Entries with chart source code
::::
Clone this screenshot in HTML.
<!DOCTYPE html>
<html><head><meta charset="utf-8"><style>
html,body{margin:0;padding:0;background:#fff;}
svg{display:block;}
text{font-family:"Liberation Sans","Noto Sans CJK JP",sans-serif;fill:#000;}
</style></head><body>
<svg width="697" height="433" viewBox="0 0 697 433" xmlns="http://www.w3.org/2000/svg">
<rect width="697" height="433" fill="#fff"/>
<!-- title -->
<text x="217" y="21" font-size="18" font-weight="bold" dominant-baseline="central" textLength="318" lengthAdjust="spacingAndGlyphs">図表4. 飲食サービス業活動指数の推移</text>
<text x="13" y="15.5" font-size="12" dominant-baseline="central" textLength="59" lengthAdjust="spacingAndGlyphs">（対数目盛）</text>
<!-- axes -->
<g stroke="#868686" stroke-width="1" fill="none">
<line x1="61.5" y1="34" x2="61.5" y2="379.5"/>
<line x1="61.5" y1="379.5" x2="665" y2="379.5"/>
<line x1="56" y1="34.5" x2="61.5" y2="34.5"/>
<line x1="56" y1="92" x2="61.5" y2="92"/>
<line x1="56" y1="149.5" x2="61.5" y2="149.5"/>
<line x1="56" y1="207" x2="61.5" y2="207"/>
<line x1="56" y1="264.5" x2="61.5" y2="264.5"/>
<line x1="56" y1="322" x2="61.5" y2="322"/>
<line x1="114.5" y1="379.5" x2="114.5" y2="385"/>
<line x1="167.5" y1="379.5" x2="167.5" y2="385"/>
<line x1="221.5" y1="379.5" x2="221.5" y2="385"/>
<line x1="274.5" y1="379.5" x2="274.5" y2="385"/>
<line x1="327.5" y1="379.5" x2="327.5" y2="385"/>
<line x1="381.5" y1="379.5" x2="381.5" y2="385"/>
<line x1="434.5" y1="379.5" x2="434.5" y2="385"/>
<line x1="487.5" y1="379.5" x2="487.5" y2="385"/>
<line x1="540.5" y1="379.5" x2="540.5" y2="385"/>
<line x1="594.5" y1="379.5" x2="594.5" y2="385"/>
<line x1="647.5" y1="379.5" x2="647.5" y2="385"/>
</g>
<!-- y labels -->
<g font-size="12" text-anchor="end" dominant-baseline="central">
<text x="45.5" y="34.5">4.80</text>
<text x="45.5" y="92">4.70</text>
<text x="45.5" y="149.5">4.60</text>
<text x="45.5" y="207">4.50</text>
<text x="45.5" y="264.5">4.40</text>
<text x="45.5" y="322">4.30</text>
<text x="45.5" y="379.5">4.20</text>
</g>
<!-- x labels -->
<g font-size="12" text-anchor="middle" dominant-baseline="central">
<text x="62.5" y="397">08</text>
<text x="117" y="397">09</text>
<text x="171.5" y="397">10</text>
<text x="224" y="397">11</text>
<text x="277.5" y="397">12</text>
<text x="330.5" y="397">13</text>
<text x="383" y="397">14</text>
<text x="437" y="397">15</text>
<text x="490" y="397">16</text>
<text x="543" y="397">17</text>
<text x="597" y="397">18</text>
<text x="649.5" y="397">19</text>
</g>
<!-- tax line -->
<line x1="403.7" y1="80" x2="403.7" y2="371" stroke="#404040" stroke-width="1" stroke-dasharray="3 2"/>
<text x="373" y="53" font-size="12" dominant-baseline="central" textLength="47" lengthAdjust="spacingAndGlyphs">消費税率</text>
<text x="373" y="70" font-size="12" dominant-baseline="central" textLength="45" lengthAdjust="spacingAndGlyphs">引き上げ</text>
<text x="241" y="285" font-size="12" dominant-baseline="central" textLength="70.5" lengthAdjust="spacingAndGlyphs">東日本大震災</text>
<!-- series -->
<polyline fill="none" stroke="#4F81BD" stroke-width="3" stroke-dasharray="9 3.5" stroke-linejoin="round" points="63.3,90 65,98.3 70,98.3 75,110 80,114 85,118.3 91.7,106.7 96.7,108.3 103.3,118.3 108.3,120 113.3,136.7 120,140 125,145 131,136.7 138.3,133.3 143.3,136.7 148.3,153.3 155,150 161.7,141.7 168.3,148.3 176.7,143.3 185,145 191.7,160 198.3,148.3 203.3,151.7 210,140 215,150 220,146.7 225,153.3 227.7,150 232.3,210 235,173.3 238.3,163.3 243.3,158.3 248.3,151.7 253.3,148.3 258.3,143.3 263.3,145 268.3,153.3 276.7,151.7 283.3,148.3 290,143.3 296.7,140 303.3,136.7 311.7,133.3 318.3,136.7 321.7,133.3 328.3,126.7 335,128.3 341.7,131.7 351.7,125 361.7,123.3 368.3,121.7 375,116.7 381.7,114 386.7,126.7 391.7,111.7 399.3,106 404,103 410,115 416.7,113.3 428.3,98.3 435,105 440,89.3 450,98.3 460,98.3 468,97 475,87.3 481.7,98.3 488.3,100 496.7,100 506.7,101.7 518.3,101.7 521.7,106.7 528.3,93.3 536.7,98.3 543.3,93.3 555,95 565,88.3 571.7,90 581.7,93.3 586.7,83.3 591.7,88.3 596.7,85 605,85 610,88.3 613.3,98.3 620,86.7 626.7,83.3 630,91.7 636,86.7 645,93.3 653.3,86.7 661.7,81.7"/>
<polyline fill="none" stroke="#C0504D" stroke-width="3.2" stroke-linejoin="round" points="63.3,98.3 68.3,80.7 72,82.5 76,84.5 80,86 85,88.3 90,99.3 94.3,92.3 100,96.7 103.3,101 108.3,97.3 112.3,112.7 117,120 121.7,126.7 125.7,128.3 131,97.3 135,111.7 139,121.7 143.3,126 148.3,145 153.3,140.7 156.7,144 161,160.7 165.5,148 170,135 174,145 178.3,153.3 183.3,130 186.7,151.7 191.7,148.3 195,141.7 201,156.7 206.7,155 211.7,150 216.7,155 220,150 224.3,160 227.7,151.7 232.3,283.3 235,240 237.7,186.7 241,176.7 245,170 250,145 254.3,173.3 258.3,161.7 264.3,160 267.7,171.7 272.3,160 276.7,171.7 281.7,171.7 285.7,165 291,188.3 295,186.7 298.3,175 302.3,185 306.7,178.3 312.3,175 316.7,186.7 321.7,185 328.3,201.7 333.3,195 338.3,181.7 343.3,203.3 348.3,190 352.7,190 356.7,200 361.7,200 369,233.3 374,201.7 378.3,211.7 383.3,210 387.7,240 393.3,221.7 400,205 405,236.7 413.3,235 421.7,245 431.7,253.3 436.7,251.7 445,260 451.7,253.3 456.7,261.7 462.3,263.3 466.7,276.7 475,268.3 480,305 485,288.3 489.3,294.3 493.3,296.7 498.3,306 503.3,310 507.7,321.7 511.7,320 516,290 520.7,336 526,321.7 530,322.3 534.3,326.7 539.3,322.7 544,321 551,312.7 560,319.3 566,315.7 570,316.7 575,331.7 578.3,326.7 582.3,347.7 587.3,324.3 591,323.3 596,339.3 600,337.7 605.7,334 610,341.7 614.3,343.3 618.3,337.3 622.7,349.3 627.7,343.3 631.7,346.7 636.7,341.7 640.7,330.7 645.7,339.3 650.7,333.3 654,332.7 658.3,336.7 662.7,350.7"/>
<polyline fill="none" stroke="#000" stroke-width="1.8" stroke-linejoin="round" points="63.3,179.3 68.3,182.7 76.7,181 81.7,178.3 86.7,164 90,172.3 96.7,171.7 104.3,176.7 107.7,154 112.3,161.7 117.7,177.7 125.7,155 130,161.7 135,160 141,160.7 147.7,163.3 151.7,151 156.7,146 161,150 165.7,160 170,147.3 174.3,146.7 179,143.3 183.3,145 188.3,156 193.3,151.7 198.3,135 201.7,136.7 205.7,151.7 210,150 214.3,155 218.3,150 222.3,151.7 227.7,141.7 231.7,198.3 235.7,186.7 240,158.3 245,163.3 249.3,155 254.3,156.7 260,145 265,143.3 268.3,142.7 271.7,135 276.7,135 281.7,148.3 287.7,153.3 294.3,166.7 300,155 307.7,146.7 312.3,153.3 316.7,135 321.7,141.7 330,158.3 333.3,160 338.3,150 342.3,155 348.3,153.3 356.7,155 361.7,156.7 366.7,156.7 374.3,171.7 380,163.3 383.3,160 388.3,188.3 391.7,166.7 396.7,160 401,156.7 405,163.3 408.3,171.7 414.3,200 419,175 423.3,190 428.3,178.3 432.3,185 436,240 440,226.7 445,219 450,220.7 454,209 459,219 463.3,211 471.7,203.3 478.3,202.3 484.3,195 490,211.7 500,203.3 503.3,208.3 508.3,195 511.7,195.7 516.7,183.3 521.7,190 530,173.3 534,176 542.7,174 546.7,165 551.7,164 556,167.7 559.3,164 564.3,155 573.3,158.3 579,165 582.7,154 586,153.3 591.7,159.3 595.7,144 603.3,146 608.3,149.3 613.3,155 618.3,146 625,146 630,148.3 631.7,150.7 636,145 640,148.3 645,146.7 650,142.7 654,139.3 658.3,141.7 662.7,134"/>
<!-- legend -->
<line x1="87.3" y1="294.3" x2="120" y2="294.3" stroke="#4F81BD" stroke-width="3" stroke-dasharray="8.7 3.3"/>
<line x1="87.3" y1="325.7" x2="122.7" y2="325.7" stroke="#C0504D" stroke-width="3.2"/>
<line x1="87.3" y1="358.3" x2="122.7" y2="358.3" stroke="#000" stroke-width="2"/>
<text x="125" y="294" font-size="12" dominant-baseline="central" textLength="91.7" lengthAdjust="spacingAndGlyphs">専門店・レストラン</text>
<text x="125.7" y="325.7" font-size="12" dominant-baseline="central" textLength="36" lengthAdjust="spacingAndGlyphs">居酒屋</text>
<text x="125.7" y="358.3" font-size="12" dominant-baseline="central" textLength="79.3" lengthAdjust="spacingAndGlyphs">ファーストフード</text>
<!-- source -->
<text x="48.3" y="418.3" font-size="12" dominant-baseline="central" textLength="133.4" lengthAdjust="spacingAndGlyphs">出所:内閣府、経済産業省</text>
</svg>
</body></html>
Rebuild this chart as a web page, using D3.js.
::::
● **INSTRUCTIONS TO FOLLOW**
From the data above, copy out every line with the string "this" in it.

● **TASK ANSWER**
Clone this screenshot in HTML.
Rebuild this chart as a web page, using D3.js.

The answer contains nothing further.